Non-specific interstitial pneumonia
|Non-specific interstitial pneumonia|
|Other names||Non-specific interstitial pneumonitis|
Non-specific interstitial pneumonia (NSIP) is a form of idiopathic interstitial pneumonia.
It has been suggested that idiopathic nonspecific interstitial pneumonia has an autoimmune mechanism, and is a possible complication of undifferentiated connective tissue disease; however, not enough research has been done at this time to find a cause. Patients with NSIP will often have other unrelated lung diseases like COPD or emphysema, along with other auto-immune disorders.
A full clinical diagnosis can only be made from a lung biopsy of the tissue, fully best performed by a VATS, done by a cardio-thoracic surgeon. Some pulmonologists may first attempt a bronchoscopy; however, this frequently fails to give a full or correct diagnosis.
Lung biopsies performed on patients with NSIP reveal two different disease patterns – cellular and fibrosing – which are associated with different prognoses. The cellular pattern displays chronic inflammation with minimal fibrosis. The fibrosing pattern displays interstitial fibrosis with various inflammation levels. Both patterns are uniform and lack the prominent fibroblastic foci that are found in other types of idiopathic interstitial pneumonia.

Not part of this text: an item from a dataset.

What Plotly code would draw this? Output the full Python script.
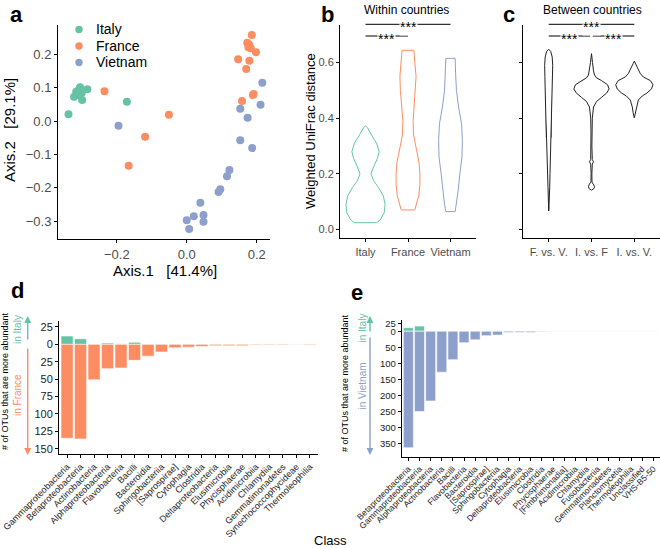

Commonly used drugs include prednisone, imuran, and cellcept. For active cases of pneumonia for these patients, Levaquin is a commonly used antibiotic. Almost all patients with NSIP will be on oxygen.
The fibrosing pattern of NSIP has a five-year survival rate of 86% to 92%, while the cellular pattern of NSIP has a 100% five year survival rate. Patients with NSIP (whether cellular or fibrosing), have a better prognosis than those with usual interstitial pneumonia (UIP).